Wednesday, June 23, 2010

Blurring reality with art

A friend of mine bought this fascinating painting by Brazilian artist Lena Hali in a Sunday Market in Sao Paulo, Brazil. The painting is of a Native American woman. I am no sophisticated art critic and cannot tell you about the use of shadow or hue. What I can tell you is that this painting moved me considerably. My eyes landed on it and it stirred my soul, swirling it, mixing my emotions so that I didn’t know how I felt because I was feeling everything at once. The painting is beautiful and its beauty gave me joy. The woman’s face drew me in. I saw humility and a hint of sadness in her face that made me want to reach out to her. I connected with her as if she were there in the room with me, in the flesh.

That’s what art is about. We gloss over reality as we move through our lives, but art has the power to make us live and feel not only what is placed before is on canvas (or in stone or paper, glass, whatever the medium) but it brings us to a point where the line between our reality and the art before us becomes blurred. In the words of Doctorow, “good writing [and I think all good art] is supposed to evoke sensation in the reader; not the fact that it is raining, but the feeling of being rained upon.” I’ve encountered art from time to time that makes me feel like the art and my reality are somehow related, blurred together such that there is no clear distinction. I really “feel” it. Lena Hali achieved that with this piece. There’s no saying when you’re going to be moved and by what, but for me, now this painting brings the rain. I am right there with the woman in the painting each time I look at it, I become her and the lines are blurred. When art can blur the lines of reality, that is when it is truly “good.”

(Photo by Kelene Blake)

Friday, June 18, 2010

Karate kid, kung-fu and beauty

I saw the latest Karate Kid movie with Jackie Chan, Jaden Smith and Taraji P. Henson. It was quite a fun and inspiring re-do of a classic. I won’t call it a remake because it did not pretend to be the original movie, but it stayed true to the original themes. Being deeply interested in both physical activity and art I thoroughly enjoyed the awesome fighting, the kung-fu insights as well as the beauty and artistic subtleties of the film. When I think about it, physical activity and art are not necessarily separate realms. Grace and creativity of movement can be seen everywhere from dance to kung-fu, gymnastics to football (aka soccer).

There was certainly no lack of creative movement in Karate Kid. The choreography of the training scenes with the bamboo posts, the “wow” moves of the fight scenes, the awe-inspiring physical control of the kung-fu masters or the breathtaking unity of hundreds of students practicing a kata were all well presented. The raw beauty of China as well as the juxtaposition of the traditional and the modern, the east and the west, were elements well displayed in this film. I particularly loved the contrast of the delicately patterned traditional walls of Mr.

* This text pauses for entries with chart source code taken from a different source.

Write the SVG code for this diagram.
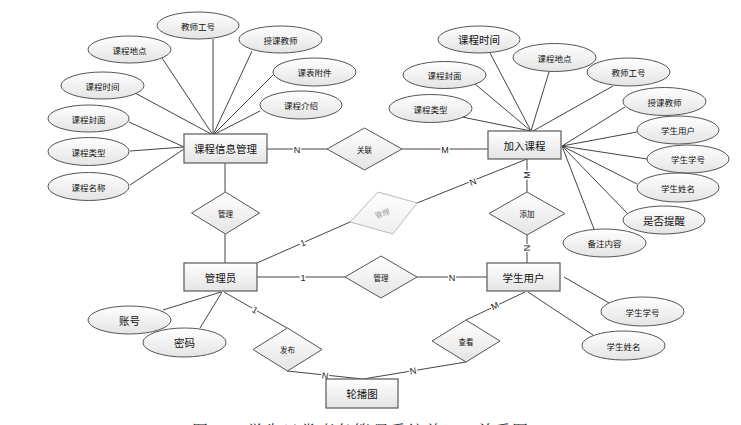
<svg xmlns="http://www.w3.org/2000/svg" width="741" height="425" viewBox="0 0 741 425">
<defs>
<linearGradient id="g" x1="0" y1="0" x2="0" y2="1"><stop offset="0" stop-color="#ffffff"/><stop offset="1" stop-color="#e4e4e4"/></linearGradient>
<linearGradient id="g2" x1="0" y1="0" x2="0" y2="1"><stop offset="0" stop-color="#ffffff"/><stop offset="1" stop-color="#eeeeee"/></linearGradient>
<style>
.r{fill:url(#g);stroke:#666;stroke-width:1.3}
.e{fill:url(#g);stroke:#555;stroke-width:1}
.d{fill:url(#g);stroke:#555;stroke-width:1}
.t{font-family:"Noto Sans CJK SC","Liberation Sans",sans-serif;fill:#111;text-anchor:middle;dominant-baseline:central}
.big{font-size:10.5px}
.sm{font-size:8.5px}
.xs{font-size:7.5px}
.c line,.c polyline{stroke:#444;stroke-width:1;fill:none}
.lb{font-family:"Liberation Sans",sans-serif;font-size:9px;fill:#222;text-anchor:middle;dominant-baseline:central;stroke:#fff;stroke-width:3;paint-order:stroke}
.cap{font-family:"Noto Serif CJK SC","Noto Sans CJK SC",serif;font-size:16px;fill:#222}
</style>
</defs>
<rect width="741" height="425" fill="#fff"/>
<g id="connectors" class="c">
<line x1="213" y1="135" x2="213" y2="39"/>
<line x1="213" y1="135" x2="162" y2="58"/>
<line x1="213" y1="135" x2="252" y2="51"/>
<line x1="213" y1="135" x2="135" y2="93"/>
<line x1="213" y1="135" x2="273" y2="75"/>
<line x1="213" y1="135" x2="260" y2="111"/>
<line x1="184" y1="147" x2="129" y2="122"/>
<line x1="184" y1="147" x2="130" y2="151"/>
<line x1="184" y1="149" x2="130" y2="185"/>
<line x1="267" y1="149" x2="327" y2="149"/>
<line x1="402" y1="149" x2="488" y2="149"/>
<line x1="531" y1="131" x2="490" y2="53"/>
<line x1="531" y1="131" x2="475" y2="84"/>
<line x1="531" y1="131" x2="462" y2="117"/>
<line x1="531" y1="131" x2="549" y2="72"/>
<line x1="533" y1="131" x2="613" y2="86"/>
<line x1="562" y1="146" x2="625" y2="107"/>
<line x1="562" y1="146" x2="637" y2="132"/>
<line x1="562" y1="146" x2="647" y2="159"/>
<line x1="562" y1="146" x2="637" y2="184"/>
<line x1="562" y1="146" x2="627" y2="213"/>
<line x1="562" y1="146" x2="594" y2="229"/>
<line x1="527" y1="159" x2="527" y2="192"/>
<line x1="527" y1="235" x2="527" y2="263"/>
<line x1="225" y1="163" x2="225" y2="192"/>
<line x1="225" y1="234" x2="225" y2="263"/>
<line x1="257" y1="263" x2="350" y2="222"/>
<line x1="417" y1="203" x2="527" y2="159"/>
<line x1="257" y1="277" x2="345" y2="277"/>
<line x1="417" y1="277" x2="487" y2="277"/>
<line x1="221" y1="292" x2="163" y2="310"/>
<line x1="222" y1="292" x2="200" y2="328"/>
<line x1="224" y1="292" x2="287" y2="328"/>
<polyline points="287,371 363,379 466,362"/>
<line x1="466" y1="320" x2="525" y2="292"/>
<line x1="564" y1="277" x2="609" y2="303"/>
<line x1="528" y1="292" x2="593" y2="335"/>
</g>
<g id="labels">
<text class="lb" x="297" y="150">N</text>
<text class="lb" x="445" y="150">M</text>
<text class="lb" transform="translate(527,175) rotate(-90)">M</text>
<text class="lb" transform="translate(527,248) rotate(-90)">N</text>
<text class="lb" transform="translate(303,243) rotate(-23)">1</text>
<text class="lb" transform="translate(473,182) rotate(-21)">N</text>
<text class="lb" x="303" y="278">1</text>
<text class="lb" x="452" y="278">N</text>
<text class="lb" transform="translate(255,310) rotate(29)">1</text>
<text class="lb" transform="translate(495,306) rotate(-25)">M</text>
<text class="lb" transform="translate(325,376) rotate(7)">N</text>
<text class="lb" transform="translate(413,371) rotate(-9)">N</text>
</g>
<g id="n-kcxxgl"><rect class="r" x="184" y="134" width="83" height="29"/><text class="t big" x="225.5" y="148.5">课程信息管理</text></g>
<g id="n-jrkc"><rect class="r" x="488" y="131" width="73" height="28"/><text class="t big" x="524.5" y="145">加入课程</text></g>
<g id="n-xsyh"><rect class="r" x="487" y="263" width="73" height="28"/><text class="t big" x="523.5" y="277">学生用户</text></g>
<g id="n-gly"><rect class="r" x="184" y="263" width="73" height="28"/><text class="t big" x="220.5" y="277">管理员</text></g>
<g id="n-lbt"><rect class="r" x="326" y="379" width="72" height="29"/><text class="t big" x="362" y="393.5">轮播图</text></g>
<g id="d-gl"><polygon class="d" points="364.5,128 402,149 364.5,170 327,149"/><text class="t xs" x="364.5" y="149">关联</text></g>
<g id="d-gl1"><polygon class="d" points="225.5,192 259.5,213 225.5,234 191.5,213"/><text class="t xs" x="225.5" y="213">管理</text></g>
<g id="d-gl2"><polygon class="d" points="381,256 417,277 381,298 345,277"/><text class="t xs" x="381" y="277">管理</text></g>
<g id="d-gl3"><polygon points="378,192 417,203 393,234 350,222" fill="url(#g2)" stroke="#bbb" stroke-width="1"/><text transform="translate(382,213) rotate(-20)" style="font-family:'Noto Serif CJK SC','Noto Sans CJK SC',serif;font-size:7.5px;fill:#777;text-anchor:middle;dominant-baseline:central">管理</text></g>
<g id="d-tj"><polygon class="d" points="527,192 565,213.5 527,235 489,213.5"/><text class="t xs" x="527" y="213.5">添加</text></g>
<g id="d-fb"><polygon class="d" points="287.5,328 322,349.5 287.5,371 253,349.5"/><text class="t xs" x="287.5" y="349.5">发布</text></g>
<g id="d-ck"><polygon class="d" points="466,320 500,341 466,362 432,341"/><text class="t xs" x="466" y="341">查看</text></g>
<g id="a-left">
<ellipse class="e" cx="198" cy="25.5" rx="41" ry="13.5"/><text class="t sm" x="198" y="25.5">教师工号</text>
<ellipse class="e" cx="129.5" cy="49.5" rx="41.5" ry="13.5"/><text class="t sm" x="129.5" y="49.5">课程地点</text>
<ellipse class="e" cx="280.5" cy="39.5" rx="41.5" ry="13.5"/><text class="t sm" x="280.5" y="39.5">授课教师</text>
<ellipse class="e" cx="102.5" cy="85.5" rx="41.5" ry="13.5"/><text class="t sm" x="102.5" y="85.5">课程时间</text>
<ellipse class="e" cx="314.5" cy="72" rx="41.5" ry="14"/><text class="t sm" x="314.5" y="72">课表附件</text>
<ellipse class="e" cx="301" cy="105" rx="41" ry="14"/><text class="t sm" x="301" y="105">课程介绍</text>
<ellipse class="e" cx="88.5" cy="118.5" rx="40.5" ry="13.5"/><text class="t sm" x="88.5" y="118.5">课程封面</text>
<ellipse class="e" cx="88.5" cy="151.5" rx="40.5" ry="14"/><text class="t sm" x="88.5" y="151.5">课程类型</text>
<ellipse class="e" cx="88.5" cy="186.5" rx="40.5" ry="14"/><text class="t sm" x="88.5" y="186.5">课程名称</text>
</g>
<g id="a-right">
<ellipse class="e" cx="479" cy="39.5" rx="41" ry="13.5"/><text class="t big" x="479" y="39.5">课程时间</text>
<ellipse class="e" cx="554.5" cy="57.5" rx="41.5" ry="14"/><text class="t sm" x="554.5" y="57.5">课程地点</text>
<ellipse class="e" cx="444.5" cy="75" rx="41.5" ry="13.5"/><text class="t sm" x="444.5" y="75">课程封面</text>
<ellipse class="e" cx="628.5" cy="72" rx="41.5" ry="14"/><text class="t sm" x="628.5" y="72">教师工号</text>
<ellipse class="e" cx="430.5" cy="108.5" rx="41.5" ry="14"/><text class="t sm" x="430.5" y="108.5">课程类型</text>
<ellipse class="e" cx="664.5" cy="101.5" rx="41.5" ry="14"/><text class="t sm" x="664.5" y="101.5">授课教师</text>
<ellipse class="e" cx="678" cy="130" rx="41" ry="14"/><text class="t sm" x="678" y="130">学生用户</text>
<ellipse class="e" cx="688" cy="159" rx="41" ry="14"/><text class="t sm" x="688" y="159">学生学号</text>
<ellipse class="e" cx="678" cy="187.5" rx="41" ry="14.5"/><text class="t sm" x="678" y="187.5">学生姓名</text>
<ellipse class="e" cx="664" cy="220" rx="41" ry="14"/><text class="t big" x="664" y="220">是否提醒</text>
<ellipse class="e" cx="604.5" cy="243" rx="41.5" ry="14"/><text class="t sm" x="604.5" y="243">备注内容</text>
</g>
<g id="a-bottom">
<ellipse class="e" cx="129.5" cy="320" rx="41.5" ry="14"/><text class="t big" x="129.5" y="320">账号</text>
<ellipse class="e" cx="184.5" cy="342.5" rx="41.5" ry="14.5"/><text class="t big" x="184.5" y="342.5">密码</text>
<ellipse class="e" cx="642.5" cy="311.5" rx="41.5" ry="14.5"/><text class="t sm" x="642.5" y="311.5">学生学号</text>
<ellipse class="e" cx="623.5" cy="345.5" rx="41.5" ry="14.5"/><text class="t sm" x="623.5" y="345.5">学生姓名</text>
</g>
<text class="cap" y="437"><tspan x="192">图</tspan><tspan x="216">4-1</tspan><tspan x="247" letter-spacing="1.8">学生日常事务管理系统总</tspan><tspan x="448">E-R</tspan><tspan x="477" letter-spacing="1.5">关系图</tspan></text>
</svg>
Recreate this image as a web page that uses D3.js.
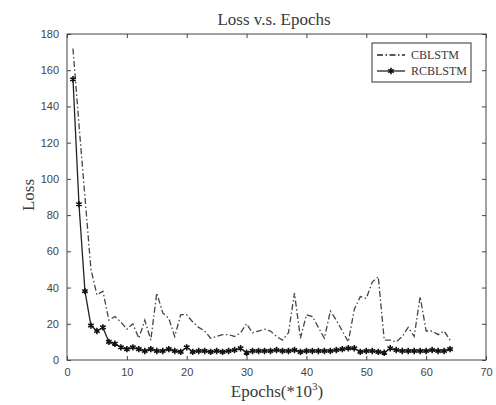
<!DOCTYPE html>
<html lang="en">
<head>
<meta charset="utf-8">
<title>Loss v.s. Epochs</title>
<script src="https://d3js.org/d3.v7.min.js"></script>
<style>
  body { margin: 0; background: #fff; }
  .tick text { font-family: "Liberation Sans", Arial, sans-serif; font-size: 11px; fill: #444; }
  .tick line { stroke: #444; }
  .serif { font-family: "Liberation Serif", "Times New Roman", serif; fill: #3a3a3a; }
</style>
</head>
<body>
<svg id="chart"></svg>
<script>
// epochs (x 10^3)
const epochs = d3.range(1, 65);
const cblstm = [172, 130, 90, 50, 36, 38, 22, 24, 21, 17,
                20, 12, 22, 11, 37, 26, 23, 13, 25, 25,
                21, 18, 16, 12, 13, 14, 14, 13, 15, 20,
                15, 16, 17, 16, 13, 11, 15, 37, 12, 25,
                24, 18, 12, 27, 22, 16, 10, 28, 35, 34,
                43, 46, 11, 11, 10, 13, 18, 13, 35, 16,
                16, 14, 16, 11];
const rcblstm = [155, 86, 38, 19, 16, 18, 10, 9, 7, 6,
                 7, 6, 5, 6, 5, 5, 6, 5, 4.5, 7,
                 4.5, 5, 5, 4.5, 5, 4.5, 5, 5.5, 6.5, 4,
                 5, 5, 5, 5, 5.5, 5, 5, 5.5, 4.5, 5,
                 5, 5, 5, 5, 5.5, 6, 6.5, 6.5, 4.5, 5,
                 5, 4.5, 4, 6.5, 5.5, 5, 5, 5, 5, 5,
                 5.5, 5, 5, 6];
const xTicks = [0, 10, 20, 30, 40, 50, 60, 70];
const yTicks = [0, 20, 40, 60, 80, 100, 120, 140, 160, 180];

const W = 496, H = 405;
const svg = d3.select("#chart").attr("width", W).attr("height", H);

const x = d3.scaleLinear().domain([0, 70]).range([67, 486]);
const y = d3.scaleLinear().domain([0, 180]).range([360, 34]);

// box
svg.append("rect")
  .attr("x", x(0)).attr("y", y(180))
  .attr("width", x(70) - x(0)).attr("height", y(0) - y(180))
  .attr("fill", "#fff").attr("stroke", "#444").attr("stroke-width", 1);

// axes, ticks inside
const noDomain = g => g.select(".domain").remove();
svg.append("g").attr("transform", `translate(0,${y(0)})`)
  .call(d3.axisBottom(x).tickValues(xTicks).tickSizeInner(-4).tickSizeOuter(0).tickPadding(8))
  .call(noDomain);
svg.append("g").attr("transform", `translate(0,${y(180)})`)
  .call(d3.axisTop(x).tickValues(xTicks).tickSizeInner(-4).tickSizeOuter(0).tickFormat(""))
  .call(noDomain);
svg.append("g").attr("transform", `translate(${x(0)},0)`)
  .call(d3.axisLeft(y).tickValues(yTicks).tickSizeInner(-4).tickSizeOuter(0).tickPadding(8))
  .call(noDomain);
svg.append("g").attr("transform", `translate(${x(70)},0)`)
  .call(d3.axisRight(y).tickValues(yTicks).tickSizeInner(-4).tickSizeOuter(0).tickFormat(""))
  .call(noDomain);

// lines
const line = d3.line().x((d, i) => x(epochs[i])).y(d => y(d));

svg.append("path").datum(cblstm)
  .attr("d", line).attr("fill", "none")
  .attr("stroke", "#444").attr("stroke-width", 1.3)
  .attr("stroke-dasharray", "6,2.5,1.5,2.5");

svg.append("path").datum(rcblstm)
  .attr("d", line).attr("fill", "none")
  .attr("stroke", "#222").attr("stroke-width", 1.3);

const star = d3.symbol().type(d3.symbolAsterisk).size(28);
svg.append("g").selectAll("path")
  .data(rcblstm)
  .join("path")
  .attr("transform", (d, i) => `translate(${x(epochs[i])},${y(d)})`)
  .attr("d", star)
  .attr("fill", "none").attr("stroke", "#111").attr("stroke-width", 1.6);

// title and labels
svg.append("text").attr("class", "serif")
  .attr("x", 274).attr("y", 25).attr("text-anchor", "middle")
  .attr("font-size", 17).text("Loss v.s. Epochs");

svg.append("text").attr("class", "serif")
  .attr("transform", "translate(34,195) rotate(-90)")
  .attr("text-anchor", "middle").attr("font-size", 17).text("Loss");

const xl = svg.append("text").attr("class", "serif")
  .attr("x", 277).attr("y", 397).attr("text-anchor", "middle")
  .attr("font-size", 17);
xl.append("tspan").text("Epochs(*10");
xl.append("tspan").attr("dy", -7).attr("font-size", 11).text("3");
xl.append("tspan").attr("dy", 7).text(")");

// legend
const leg = svg.append("g");
leg.append("rect").attr("x", 372).attr("y", 43).attr("width", 99).attr("height", 39)
  .attr("fill", "#fff").attr("stroke", "#333");
const items = [
  { name: "CBLSTM", dash: "6,2.5,1.5,2.5", star: false },
  { name: "RCBLSTM", dash: null, star: true }
];
items.forEach((it, i) => {
  const ly = 55 + i * 16;
  leg.append("line").attr("x1", 377).attr("x2", 405).attr("y1", ly).attr("y2", ly)
    .attr("stroke", "#222").attr("stroke-width", 1.3)
    .attr("stroke-dasharray", it.dash);
  if (it.star) {
    leg.append("path").attr("transform", `translate(391,${ly})`)
      .attr("d", star).attr("fill", "none").attr("stroke", "#111").attr("stroke-width", 1.6);
  }
  leg.append("text").attr("class", "serif")
    .attr("x", 411).attr("y", ly).attr("dy", "0.35em")
    .attr("font-size", 12).text(it.name);
});
</script>
</body>
</html>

Han’s home and the old beaten up car in his living room. The infusion of humor was also nicely achieved throughout the story. One subtle joke (intentional or not) that you should keep a keen eye out for is on Mrs. Parker’s t-shirt which says “Beware of naked Emperors.”

I am no movie critic and I have no desire to get into the nitty gritty of the film. All I do is appreciate beauty and I saw plenty of it in Karate Kid. As for how good it is – well I loved it and would definitely tell my friends to go see it. Take from that what you will young grasshopper.

Wednesday, June 16, 2010

Stringing the moments the hard way

I tend to do things the hard way; I also tend to do things well (just go along with it). I think the reason I do things well is that I do them my own way and don’t take shortcuts. As previously mentioned, “my own way” tends to be the hard way. Take my beading method for example. As a teenager I developed my own method of weaving beads. I had no one to teach me and had to figure out for myself how to achieve certain effects. The result was my own unconventional beading method involving stringing each bead one-by-one. Yes. That’s right. I painstakingly strung each bead on that Diamondback Necklace in the picture one… by… one. That would be the hard way. The result: an intricately beaded necklace, one of a kind, that reflects just how beautiful doing things “the hard way” can be.

That may be an interesting way to live a life: each moment, a bead consciously picked and strung. Imagine if at the end you get to take a look at the pattern you created by the way you strung your moments. Wouldn’t that be something? I want my moment-beaded life-necklace to be dotted with many colorful moments. At 27 I still have a lot of living I want to do and many more moments to string. Perhaps if I live consciously I can string an elegant and colorful pattern. I imagine living consciously each moment would be “the hard way” to live since so much of what we do is intended to distract our consciousness from the harsh realities of life. But at the end if I get the chance to view my pattern I can have that joy that comes with knowing I’ve just completed an amazing work of art.

(Photo by Kelene Blake)

Monday, June 14, 2010

The bittersweet scent of art

Sitting next to my bed are two dying roses. At beauty’s end they release a scent stronger than anything they ever deigned while they lived. It is the scent of roses with a pungent hint of death. I love the smell. It is the smell of struggle, of pain, the last exultation of a life now ended. It is fitting that a final moment all energy and consciousness is used in that ultimate push to release all that is good in us into the world before we leave it. In that moment of struggle we release our sweetest scent.

It is in our struggle that our art has the greatest value, and it is our art that makes the struggle worthwhile. I can say without a doubt that poetry helped me survive adolescence. I came through that turbulent time – probably not quite sane but at least able to feign sanity well enough to get by – because I found a way to rip the turbulence from my being and entrap it on paper where it was far more manageable. Even now the release of my creativity as a poem, short story, item of jewelry or strategically chopped up article of clothing embodies the turbulence of the intense struggle that is my life right now. My creativity is my last ditch effort to release into the world all that is good in me even as my spirit complains there is no good left; I preserve my life in my art even as my life crumbles around me. But from the ruins rises a new era, from the ashes a phoenix, and from a dying flower the bittersweet scent of art.